* Written request
All of the material below is to be restated word for word, apart from the pictures.
[START OF Source data]
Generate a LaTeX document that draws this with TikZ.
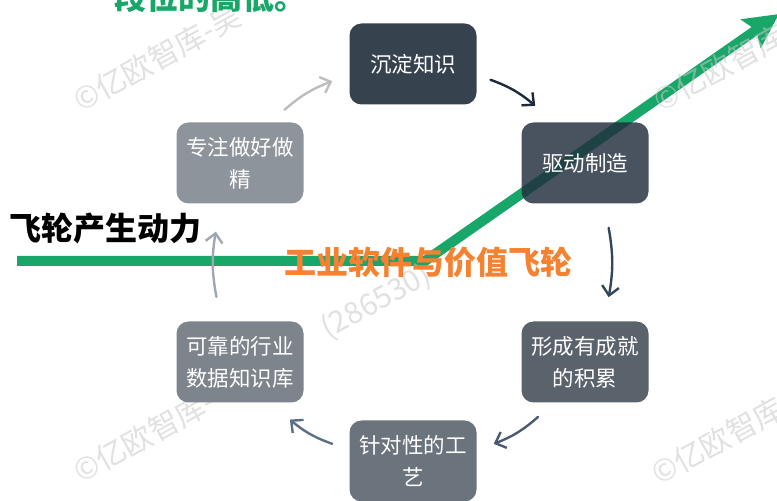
\documentclass[tikz,border=0pt]{standalone}
\usepackage{fontspec}
\usepackage{tikz}
\usetikzlibrary{positioning, calc, arrows.meta}
\newfontfamily\cjk{Noto Sans CJK SC}
\definecolor{flygreen}{RGB}{24,167,104}
\definecolor{flyorange}{RGB}{245,130,49}
\definecolor{boxbase}{RGB}{33,45,61}
\definecolor{box1}{RGB}{55,66,79}
\definecolor{box3}{RGB}{90,98,108}
\definecolor{box4}{RGB}{107,115,125}
\definecolor{box5}{RGB}{125,132,140}
\definecolor{box6}{RGB}{142,148,155}
\definecolor{arcA}{RGB}{189,189,189}
\definecolor{arcB}{RGB}{30,42,58}
\definecolor{arcC}{RGB}{52,70,92}
\definecolor{arcD}{RGB}{74,90,112}
\definecolor{arcE}{RGB}{93,111,135}
\definecolor{arcF}{RGB}{160,167,176}
\definecolor{wmgray}{RGB}{200,200,200}

\begin{document}
\begin{tikzpicture}[x=1pt, y=1pt, thick, >={Straight Barb[length=9pt, width=17pt]},
		main/.style = {rounded corners=12pt, minimum width=127pt, minimum height=81pt, inner sep=0pt, on grid, align=center, text=white, font=\cjk\fontsize{21.5}{32}\selectfont},
		link/.style = {->, line width=2.4pt, line cap=round},
		wmark/.style = {rotate=29, anchor=west, inner sep=0pt, text=wmgray, text opacity=0.55, font=\cjk\fontsize{30}{30}\selectfont},
		big/.style = {inner sep=0pt, font=\cjk\bfseries\fontsize{32}{32}\selectfont}]
	\useasboundingbox (0,0) rectangle (777,501);

	% green line
	\coordinate (g0) at (17,240);
	\coordinate (g1) at (425,240);
	\coordinate (g2) at (779,487);
	\draw[flygreen, line width=10pt, -{Stealth[length=34pt, width=34pt, inset=6pt]}] (g0) -- (g1) -- (g2);

	% watermarks
	\node[wmark] (w1) at (76,398) {©亿欧智库-吴};
	\node[wmark] (w2) at (656,398) {©亿欧智库};
	\node[wmark] (w3) at (76,27) {©亿欧智库-};
	\node[wmark, anchor=east] (w4) at (429,228) {(286530)};
	\node[wmark] (w5) at (654,25) {©亿欧智库};

	% cycle
	\node[main, fill=box1] (1) at (413,437) {沉淀知识};
	\node[main, fill=boxbase, fill opacity=0.82, text opacity=1] (2) [below right=99pt and 172pt of 1] {驱动制造};
	\node[main, fill=box3] (3) [below=199pt of 2] {形成有成就\\的积累};
	\node[main, fill=box4] (4) [below left=99pt and 172pt of 3] {针对性的工\\艺};
	\node[main, fill=box5] (5) [above left=99pt and 173pt of 4] {可靠的行业\\数据知识库};
	\node[main, fill=box6] (6) [above=199pt of 5] {专注做好做\\精};
	\coordinate (c) at ($(1)!0.5!(4)$);

	\draw[link, arcA] ($(c)!1!-20:(6)$) to[bend left=10] ($(c)!1!24:(1)$);
	\draw[link, arcB] ($(c)!1!-23:(1)$) to[bend left=10] ($(c)!1!22:(2)$);
	\draw[link, arcC] ($(c)!1!-20:(2)$) to[bend left=10] ($(c)!1!20:(3)$);
	\draw[link, arcD] ($(c)!1!-21:(3)$) to[bend left=10] ($(c)!1!24:(4)$);
	\draw[link, arcE] ($(c)!1!-24:(4)$) to[bend left=10] ($(c)!1!22:(5)$);
	\draw[link, arcF] ($(c)!1!-20:(5)$) to[bend left=10] ($(c)!1!21:(6)$);

	% labels
	\node[big, anchor=base west, text=flygreen] (top) at (114,491) {段位的高低。};
	\node[big, anchor=west] (push) at (9,273) {飞轮产生动力};
	\node[big, text=flyorange] (name) at (428,239) {工业软件与价值飞轮};
\end{tikzpicture}
\end{document}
[END OF Source data]
* Exercise result
Generate a LaTeX document that draws this with TikZ.
\documentclass[tikz,border=0pt]{standalone}
\usepackage{fontspec}
\usepackage{tikz}
\usetikzlibrary{positioning, calc, arrows.meta}
\newfontfamily\cjk{Noto Sans CJK SC}
\definecolor{flygreen}{RGB}{24,167,104}
\definecolor{flyorange}{RGB}{245,130,49}
\definecolor{boxbase}{RGB}{33,45,61}
\definecolor{box1}{RGB}{55,66,79}
\definecolor{box3}{RGB}{90,98,108}
\definecolor{box4}{RGB}{107,115,125}
\definecolor{box5}{RGB}{125,132,140}
\definecolor{box6}{RGB}{142,148,155}
\definecolor{arcA}{RGB}{189,189,189}
\definecolor{arcB}{RGB}{30,42,58}
\definecolor{arcC}{RGB}{52,70,92}
\definecolor{arcD}{RGB}{74,90,112}
\definecolor{arcE}{RGB}{93,111,135}
\definecolor{arcF}{RGB}{160,167,176}
\definecolor{wmgray}{RGB}{200,200,200}

\begin{document}
\begin{tikzpicture}[x=1pt, y=1pt, thick, >={Straight Barb[length=9pt, width=17pt]},
		main/.style = {rounded corners=12pt, minimum width=127pt, minimum height=81pt, inner sep=0pt, on grid, align=center, text=white, font=\cjk\fontsize{21.5}{32}\selectfont},
		link/.style = {->, line width=2.4pt, line cap=round},
		wmark/.style = {rotate=29, anchor=west, inner sep=0pt, text=wmgray, text opacity=0.55, font=\cjk\fontsize{30}{30}\selectfont},
		big/.style = {inner sep=0pt, font=\cjk\bfseries\fontsize{32}{32}\selectfont}]
	\useasboundingbox (0,0) rectangle (777,501);

	% green line
	\coordinate (g0) at (17,240);
	\coordinate (g1) at (425,240);
	\coordinate (g2) at (779,487);
	\draw[flygreen, line width=10pt, -{Stealth[length=34pt, width=34pt, inset=6pt]}] (g0) -- (g1) -- (g2);

	% watermarks
	\node[wmark] (w1) at (76,398) {©亿欧智库-吴};
	\node[wmark] (w2) at (656,398) {©亿欧智库};
	\node[wmark] (w3) at (76,27) {©亿欧智库-};
	\node[wmark, anchor=east] (w4) at (429,228) {(286530)};
	\node[wmark] (w5) at (654,25) {©亿欧智库};

	% cycle
	\node[main, fill=box1] (1) at (413,437) {沉淀知识};
	\node[main, fill=boxbase, fill opacity=0.82, text opacity=1] (2) [below right=99pt and 172pt of 1] {驱动制造};
	\node[main, fill=box3] (3) [below=199pt of 2] {形成有成就\\的积累};
	\node[main, fill=box4] (4) [below left=99pt and 172pt of 3] {针对性的工\\艺};
	\node[main, fill=box5] (5) [above left=99pt and 173pt of 4] {可靠的行业\\数据知识库};
	\node[main, fill=box6] (6) [above=199pt of 5] {专注做好做\\精};
	\coordinate (c) at ($(1)!0.5!(4)$);

	\draw[link, arcA] ($(c)!1!-20:(6)$) to[bend left=10] ($(c)!1!24:(1)$);
	\draw[link, arcB] ($(c)!1!-23:(1)$) to[bend left=10] ($(c)!1!22:(2)$);
	\draw[link, arcC] ($(c)!1!-20:(2)$) to[bend left=10] ($(c)!1!20:(3)$);
	\draw[link, arcD] ($(c)!1!-21:(3)$) to[bend left=10] ($(c)!1!24:(4)$);
	\draw[link, arcE] ($(c)!1!-24:(4)$) to[bend left=10] ($(c)!1!22:(5)$);
	\draw[link, arcF] ($(c)!1!-20:(5)$) to[bend left=10] ($(c)!1!21:(6)$);

	% labels
	\node[big, anchor=base west, text=flygreen] (top) at (114,491) {段位的高低。};
	\node[big, anchor=west] (push) at (9,273) {飞轮产生动力};
	\node[big, text=flyorange] (name) at (428,239) {工业软件与价值飞轮};
\end{tikzpicture}
\end{document}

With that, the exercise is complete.